We had some trouble in actually getting started to no great surprise to Bruce or I - Steve just takes a bit more prep work before he can get his act together and we'd grown used to that. For a second time Steve found himself searching for an item he couldn't find, this time his gloves. He rifled through the trunk of the car and the back seat, frustrated in his inability to keep his stuff together, exclaiming, "I thought I'd brought my gloves, but I can't find them." I pointed to a pair lying atop the roof - "These?"

There was no bridge over Coyote Creek as I'd hoped, so we still had a creek crossing to manage, but that was trivial compared to romping through poison oak. A sign at the locked gate told us the land was owned by the regional Open Space agency, but closed to public access. Tall grass in the road showed that little traffic is seen beyond the gate, leading down to the creek. The road had no pavement or concrete across the creek, just a bed of gravel and rocks. We stripped down to our underwear and carried our boots and pants across the creek with us. Where I crossed in the middle of the road the water was half way up my thighs, much deeper than I expected - good thing I was wearing briefs. Going second, Bruce found a better way across to the right with the water less than a foot deep. We dried off with towels Bruce and I had brought just for this purpose, put our pants and boots back on, and left the towels hanging on a branch to dry before starting up the road again.

About 100yds further were the buildings we expected. One was a large, open barn that was empty and in the beginning stages of disrepair. Across from it was a ranch home made of wood and stone, boarded up to keep out the curious, most likely when the land was purchased for Open Space. It was pitch dark by now, almost 9p, and it was necessary to use our headlamps to navigate by. Fortunately we were no longer concerned about disturbing, or being discovered by landowners, and the roads were easy enough to navigate.

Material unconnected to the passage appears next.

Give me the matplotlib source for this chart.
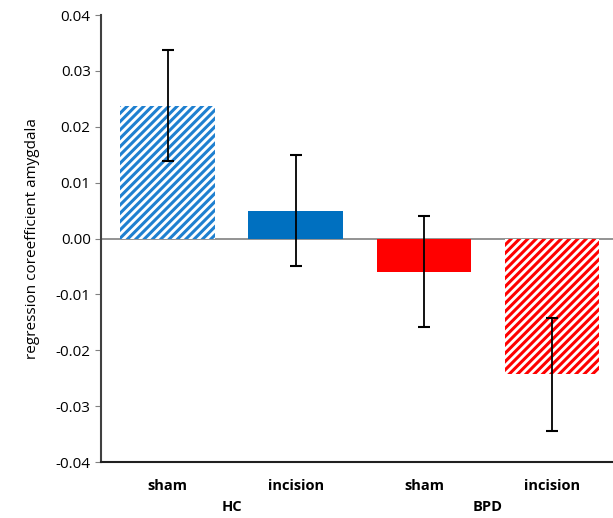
import matplotlib
matplotlib.use("Agg")
import matplotlib.pyplot as plt

plt.rcParams['font.family'] = ['Open Sans', 'DejaVu Sans']
plt.rcParams['hatch.linewidth'] = 2.2

conditions = ['sham', 'incision', 'sham', 'incision']
groups = ['HC', 'BPD']
values = [0.0238, 0.0050, -0.0059, -0.0243]
errors = [0.0100, 0.0100, 0.0100, 0.0101]
colors = ['#1f80d0', '#0070c0', '#ff0000', '#ff0000']
hatched = [True, False, False, True]

fig = plt.figure(figsize=(6.13, 5.18), dpi=100)
ax = fig.add_axes([0.165, 0.108, 0.84, 0.863])

x = list(range(len(values)))
for i in x:
    if hatched[i]:
        ax.bar(i, values[i], width=0.74, facecolor='white', edgecolor=colors[i],
               hatch='////', linewidth=0)
    else:
        ax.bar(i, values[i], width=0.74, color=colors[i], linewidth=0)
ax.errorbar(x, values, yerr=errors, fmt='none', ecolor='black',
            elinewidth=1.3, capsize=4, capthick=1.5)

ax.axhline(0, color='#808080', linewidth=1.2, zorder=0)
ax.set_xlim(-0.52, 3.5)
ax.set_ylim(-0.04, 0.04)
ax.set_yticks([-0.04, -0.03, -0.02, -0.01, 0.0, 0.01, 0.02, 0.03, 0.04])
ax.set_yticklabels(['%.2f' % t for t in ax.get_yticks()], fontsize=11)
ax.set_xticks([])
ax.tick_params(axis='y', direction='out', length=4, color='#808080')
for s in ['top', 'right']:
    ax.spines[s].set_visible(False)
ax.spines['left'].set_color('#404040')
ax.spines['left'].set_linewidth(1.5)
ax.spines['bottom'].set_color('#202020')
ax.spines['bottom'].set_linewidth(1.5)
ax.set_ylabel('regression coreefficient amygdala', fontsize=11, labelpad=11)

for i, c in enumerate(conditions):
    ax.text(i, -0.0443, c, ha='center', va='center', fontsize=10.5, fontweight='bold')
ax.text(0.5, -0.0481, groups[0], ha='center', va='center', fontsize=10.5, fontweight='bold')
ax.text(2.5, -0.0481, groups[1], ha='center', va='center', fontsize=10.5, fontweight='bold')

fig.savefig('out.png', dpi=100)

We spent almost two hours negotiating about five miles of ranch roads. I had the coordinates of the various junctions and the summit loaded into the GPS, so there was little chance of us getting lost. It was handy too, as we started off on the wrong fork at one junction, only to be pulled back when the GPS indicated we were off target. Larios is not the highest point around, so simply going by what looked to be the summit was practically impossible. Add to that high clouds obscuring the moon and a layer of fog we encountered in the upper 500ft of elevation, and it was safe to say we'd have never found our way with only our map and compass. Not that it would have mattered, really. The summit was rather mundane, deep grass amidst an array of oak trees that effectively blocked most of the views. There were views to be had, however, along the roads that wound their way up the spine of Timber Ridge that we were following. We were treated to the city lights of Gilroy and Morgan Hill for the middle third of the hike. It was windy and cold higher up, making it necessary to don all the clothes we had brought with us - one of our coldest night hikes yet, to be sure. I'd brought a small bottle of Jack Daniels that I'd pilfered from a summit in San Diego County, and between the three of us it was just about enough to warm your belly and catch a slight buzz. But only a slight one.

Our return was via the same route we had taken, the only significant difference was a pause we had to make while a herd of perhaps a hundred cattle thundered across our path, spooked by our presence. The ground actually rumbled as we watched the ghostly figures dashing across the path in the inky darkness. It was 1a before we got back to the car and nearly 2a before we were back home in San Jose. Late as it was, it was actually just about spot on with our estimate beforehand, a marked improvement over the last few outings.